--- start PROVIDED DATA ---

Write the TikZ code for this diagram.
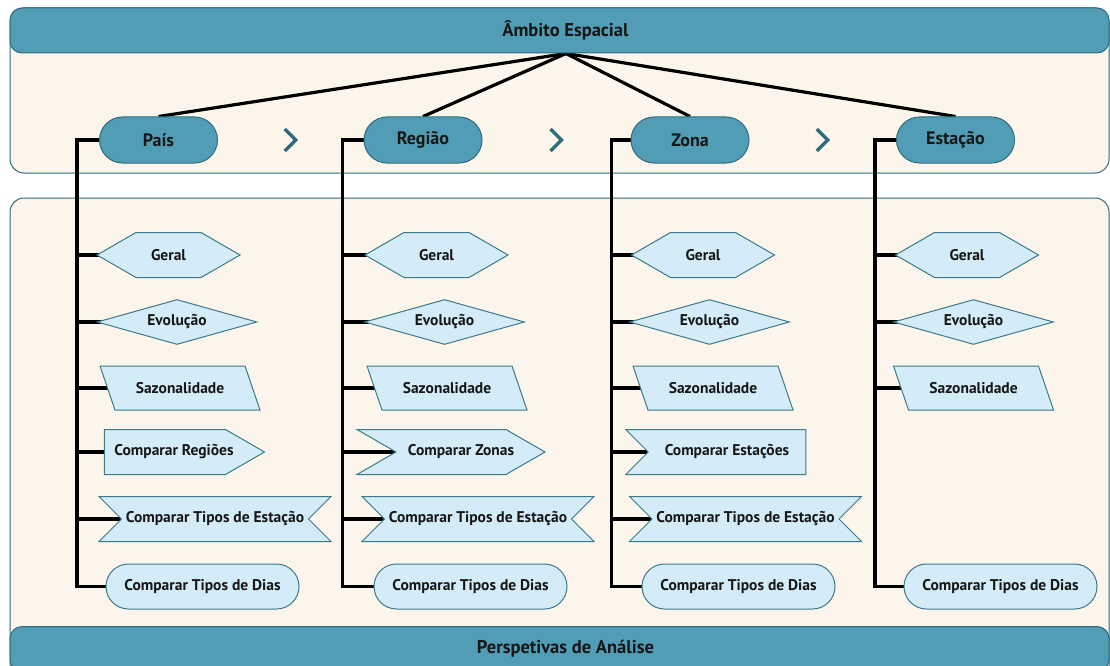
\documentclass[tikz,border=0pt]{standalone}
\usepackage{fontspec}
\setmainfont{PT Sans}
\usetikzlibrary{shapes.geometric, shapes.symbols, shapes.misc, calc, backgrounds}

\definecolor{cream}{HTML}{FCF5EC}
\definecolor{tealband}{HTML}{529DB6}
\definecolor{tealdark}{HTML}{2F6B7D}
\definecolor{skyfill}{HTML}{D3ECF7}
\definecolor{skyline}{HTML}{3C7A8B}
\definecolor{ink}{HTML}{161616}

\pgfdeclarelayer{back}
\pgfsetlayers{back,background,main}

% nudge a label sideways inside its shape
\newcommand{\nudged}[2]{\hspace*{#1}#2\hspace*{-#1}}

\begin{document}
\begin{tikzpicture}[x=1pt, y=-1pt,
    font=\bfseries\fontsize{15.5}{17}\selectfont, text=ink,
    panel/.style={draw=tealdark, line width=1pt, fill=cream, rounded corners=14pt},
    banner/.style={draw=tealdark, line width=1pt, fill=tealband, rounded corners=12pt,
                   minimum width=1099pt, minimum height=45pt, font=\bfseries\fontsize{18.5}{20}\selectfont},
    level/.style={draw=tealdark, line width=1pt, fill=tealband, rounded rectangle, inner sep=0pt,
                  minimum width=118pt, minimum height=46pt, font=\bfseries\fontsize{18}{20}\selectfont},
    view/.style={draw=skyline, line width=1pt, fill=skyfill, inner sep=0pt, minimum height=45pt},
    hexa/.style={view, signal, signal to=west and east, signal pointer angle=60, minimum width=143pt},
    rhomb/.style={view, diamond, aspect=3.5, minimum width=160pt},
    slant/.style={view, trapezium, trapezium left angle=132, trapezium right angle=48,
                  trapezium stretches=true, minimum width=160pt, minimum height=44pt},
    tag/.style={view, signal, signal to=east, signal pointer angle=60},
    chevbox/.style={view, signal, signal from=west, signal to=east, signal pointer angle=60},
    notchbox/.style={view, signal, signal from=west, signal to=nowhere, signal pointer angle=90},
    ribbon/.style={view, signal, signal from=west and east, signal to=nowhere,
                   signal pointer angle=90, minimum width=232pt},
    days/.style={view, rounded rectangle, minimum width=193pt},
    link/.style={line width=3.2pt, black},
    chev/.style={line width=3.5pt, tealdark}]

\useasboundingbox (0,0) rectangle (1110,666);
\clip (0,0) rectangle (1110,666);

% panels
\begin{pgfonlayer}{back}
  \fill[white] (0,0) rectangle (1110,666);
  \draw[panel] (10,8) rectangle (1109,173);
  \draw[panel] (10,198) rectangle (1109,720);
\end{pgfonlayer}

\node[banner] (ambito) at (559.5,30.5) {\nudged{6pt}{Âmbito Espacial}};
\node[banner] (analise) at (559.5,649) {\nudged{6pt}{Perspetivas de Análise}};

% spatial levels
\node[level] (pais) at (158.5,140) {País};
\node[level] (regiao) at (423,140) {Região};
\node[level] (zona) at (690,140) {Zona};
\node[level] (estacao) at (955.5,140) {Estação};

% analyses per level
\node[hexa] (geral1) at (168.5,255) {Geral};
\node[rhomb] (evol1) at (177,322) {Evolução};
\node[slant] (saz1) at (180,388) {Sazonalidade};
\node[tag, minimum width=160pt] (cmp1) at (165,452) {\nudged{9pt}{Comparar Regiões}};
\node[ribbon] (tipo1) at (215,519) {Comparar Tipos de Estação};
\node[days] (dias1) at (202.5,586.5) {Comparar Tipos de Dias};

\node[hexa] (geral2) at (436.5,255) {Geral};
\node[rhomb] (evol2) at (444.5,322) {Evolução};
\node[slant] (saz2) at (447,388) {Sazonalidade};
\node[chevbox, minimum width=188pt] (cmp2) at (451,452) {\nudged{10pt}{Comparar Zonas}};
\node[ribbon] (tipo2) at (478,519) {Comparar Tipos de Estação};
\node[days] (dias2) at (470.5,586.5) {Comparar Tipos de Dias};

\node[hexa] (geral3) at (703,255) {Geral};
\node[rhomb] (evol3) at (709.5,322) {Evolução};
\node[slant] (saz3) at (713,388) {Sazonalidade};
\node[notchbox, minimum width=180pt] (cmp3) at (727,452) {Comparar Estações};
\node[ribbon] (tipo3) at (745.5,519) {Comparar Tipos de Estação};
\node[days] (dias3) at (738.5,586.5) {Comparar Tipos de Dias};

\node[hexa] (geral4) at (967,255) {Geral};
\node[rhomb] (evol4) at (973.5,322) {Evolução};
\node[slant] (saz4) at (973.5,388) {Sazonalidade};
\node[days] (dias4) at (1000.5,586.5) {Comparar Tipos de Dias};

% trunks
\coordinate (t1) at ([xshift=-22pt]pais.west);
\coordinate (t2) at ([xshift=-21pt]regiao.west);
\coordinate (t3) at ([xshift=-19pt]zona.west);
\coordinate (t4) at ([xshift=-21pt]estacao.west);
\coordinate (hub) at ([xshift=6.5pt]ambito.south);

\begin{pgfonlayer}{background}
  \draw[link] (hub) -- (pais.north);
  \draw[link] (hub) -- (regiao.north);
  \draw[link] (hub) -- (zona.north);
  \draw[link] (hub) -- (estacao.north);

  \draw[link] (pais.center) -- (t1) |- (dias1.center);
  \draw[link] (regiao.center) -- (t2) |- (dias2.center);
  \draw[link] (zona.center) -- (t3) |- (dias3.center);
  \draw[link] (estacao.center) -- (t4) |- (dias4.center);

  \foreach \n in {geral1, evol1, saz1, cmp1, tipo1}
    \draw[link] (t1 |- \n.center) -- (\n.center);
  \foreach \n in {geral2, evol2, saz2, cmp2, tipo2}
    \draw[link] (t2 |- \n.center) -- (\n.center);
  \foreach \n in {geral3, evol3, saz3, cmp3, tipo3}
    \draw[link] (t3 |- \n.center) -- (\n.center);
  \foreach \n in {geral4, evol4, saz4}
    \draw[link] (t4 |- \n.center) -- (\n.center);
\end{pgfonlayer}

% step markers between levels
\draw[chev] ($(pais.east)!0.5!(regiao.west)$) ++(-6,-11) -- ++(11,11) -- ++(-11,11);
\draw[chev] ($(regiao.east)!0.5!(zona.west)$) ++(-6,-11) -- ++(11,11) -- ++(-11,11);
\draw[chev] ($(zona.east)!0.5!(estacao.west)$) ++(-6,-11) -- ++(11,11) -- ++(-11,11);

\end{tikzpicture}
\end{document}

--- end PROVIDED DATA ---

** SET EXERCISE **
Print the full listing exactly, dropping the pictures.

** RESPONSE **
Write the TikZ code for this diagram.
\documentclass[tikz,border=0pt]{standalone}
\usepackage{fontspec}
\setmainfont{PT Sans}
\usetikzlibrary{shapes.geometric, shapes.symbols, shapes.misc, calc, backgrounds}

\definecolor{cream}{HTML}{FCF5EC}
\definecolor{tealband}{HTML}{529DB6}
\definecolor{tealdark}{HTML}{2F6B7D}
\definecolor{skyfill}{HTML}{D3ECF7}
\definecolor{skyline}{HTML}{3C7A8B}
\definecolor{ink}{HTML}{161616}

\pgfdeclarelayer{back}
\pgfsetlayers{back,background,main}

% nudge a label sideways inside its shape
\newcommand{\nudged}[2]{\hspace*{#1}#2\hspace*{-#1}}

\begin{document}
\begin{tikzpicture}[x=1pt, y=-1pt,
    font=\bfseries\fontsize{15.5}{17}\selectfont, text=ink,
    panel/.style={draw=tealdark, line width=1pt, fill=cream, rounded corners=14pt},
    banner/.style={draw=tealdark, line width=1pt, fill=tealband, rounded corners=12pt,
                   minimum width=1099pt, minimum height=45pt, font=\bfseries\fontsize{18.5}{20}\selectfont},
    level/.style={draw=tealdark, line width=1pt, fill=tealband, rounded rectangle, inner sep=0pt,
                  minimum width=118pt, minimum height=46pt, font=\bfseries\fontsize{18}{20}\selectfont},
    view/.style={draw=skyline, line width=1pt, fill=skyfill, inner sep=0pt, minimum height=45pt},
    hexa/.style={view, signal, signal to=west and east, signal pointer angle=60, minimum width=143pt},
    rhomb/.style={view, diamond, aspect=3.5, minimum width=160pt},
    slant/.style={view, trapezium, trapezium left angle=132, trapezium right angle=48,
                  trapezium stretches=true, minimum width=160pt, minimum height=44pt},
    tag/.style={view, signal, signal to=east, signal pointer angle=60},
    chevbox/.style={view, signal, signal from=west, signal to=east, signal pointer angle=60},
    notchbox/.style={view, signal, signal from=west, signal to=nowhere, signal pointer angle=90},
    ribbon/.style={view, signal, signal from=west and east, signal to=nowhere,
                   signal pointer angle=90, minimum width=232pt},
    days/.style={view, rounded rectangle, minimum width=193pt},
    link/.style={line width=3.2pt, black},
    chev/.style={line width=3.5pt, tealdark}]

\useasboundingbox (0,0) rectangle (1110,666);
\clip (0,0) rectangle (1110,666);

% panels
\begin{pgfonlayer}{back}
  \fill[white] (0,0) rectangle (1110,666);
  \draw[panel] (10,8) rectangle (1109,173);
  \draw[panel] (10,198) rectangle (1109,720);
\end{pgfonlayer}

\node[banner] (ambito) at (559.5,30.5) {\nudged{6pt}{Âmbito Espacial}};
\node[banner] (analise) at (559.5,649) {\nudged{6pt}{Perspetivas de Análise}};

% spatial levels
\node[level] (pais) at (158.5,140) {País};
\node[level] (regiao) at (423,140) {Região};
\node[level] (zona) at (690,140) {Zona};
\node[level] (estacao) at (955.5,140) {Estação};

% analyses per level
\node[hexa] (geral1) at (168.5,255) {Geral};
\node[rhomb] (evol1) at (177,322) {Evolução};
\node[slant] (saz1) at (180,388) {Sazonalidade};
\node[tag, minimum width=160pt] (cmp1) at (165,452) {\nudged{9pt}{Comparar Regiões}};
\node[ribbon] (tipo1) at (215,519) {Comparar Tipos de Estação};
\node[days] (dias1) at (202.5,586.5) {Comparar Tipos de Dias};

\node[hexa] (geral2) at (436.5,255) {Geral};
\node[rhomb] (evol2) at (444.5,322) {Evolução};
\node[slant] (saz2) at (447,388) {Sazonalidade};
\node[chevbox, minimum width=188pt] (cmp2) at (451,452) {\nudged{10pt}{Comparar Zonas}};
\node[ribbon] (tipo2) at (478,519) {Comparar Tipos de Estação};
\node[days] (dias2) at (470.5,586.5) {Comparar Tipos de Dias};

\node[hexa] (geral3) at (703,255) {Geral};
\node[rhomb] (evol3) at (709.5,322) {Evolução};
\node[slant] (saz3) at (713,388) {Sazonalidade};
\node[notchbox, minimum width=180pt] (cmp3) at (727,452) {Comparar Estações};
\node[ribbon] (tipo3) at (745.5,519) {Comparar Tipos de Estação};
\node[days] (dias3) at (738.5,586.5) {Comparar Tipos de Dias};

\node[hexa] (geral4) at (967,255) {Geral};
\node[rhomb] (evol4) at (973.5,322) {Evolução};
\node[slant] (saz4) at (973.5,388) {Sazonalidade};
\node[days] (dias4) at (1000.5,586.5) {Comparar Tipos de Dias};

% trunks
\coordinate (t1) at ([xshift=-22pt]pais.west);
\coordinate (t2) at ([xshift=-21pt]regiao.west);
\coordinate (t3) at ([xshift=-19pt]zona.west);
\coordinate (t4) at ([xshift=-21pt]estacao.west);
\coordinate (hub) at ([xshift=6.5pt]ambito.south);

\begin{pgfonlayer}{background}
  \draw[link] (hub) -- (pais.north);
  \draw[link] (hub) -- (regiao.north);
  \draw[link] (hub) -- (zona.north);
  \draw[link] (hub) -- (estacao.north);

  \draw[link] (pais.center) -- (t1) |- (dias1.center);
  \draw[link] (regiao.center) -- (t2) |- (dias2.center);
  \draw[link] (zona.center) -- (t3) |- (dias3.center);
  \draw[link] (estacao.center) -- (t4) |- (dias4.center);

  \foreach \n in {geral1, evol1, saz1, cmp1, tipo1}
    \draw[link] (t1 |- \n.center) -- (\n.center);
  \foreach \n in {geral2, evol2, saz2, cmp2, tipo2}
    \draw[link] (t2 |- \n.center) -- (\n.center);
  \foreach \n in {geral3, evol3, saz3, cmp3, tipo3}
    \draw[link] (t3 |- \n.center) -- (\n.center);
  \foreach \n in {geral4, evol4, saz4}
    \draw[link] (t4 |- \n.center) -- (\n.center);
\end{pgfonlayer}

% step markers between levels
\draw[chev] ($(pais.east)!0.5!(regiao.west)$) ++(-6,-11) -- ++(11,11) -- ++(-11,11);
\draw[chev] ($(regiao.east)!0.5!(zona.west)$) ++(-6,-11) -- ++(11,11) -- ++(-11,11);
\draw[chev] ($(zona.east)!0.5!(estacao.west)$) ++(-6,-11) -- ++(11,11) -- ++(-11,11);

\end{tikzpicture}
\end{document}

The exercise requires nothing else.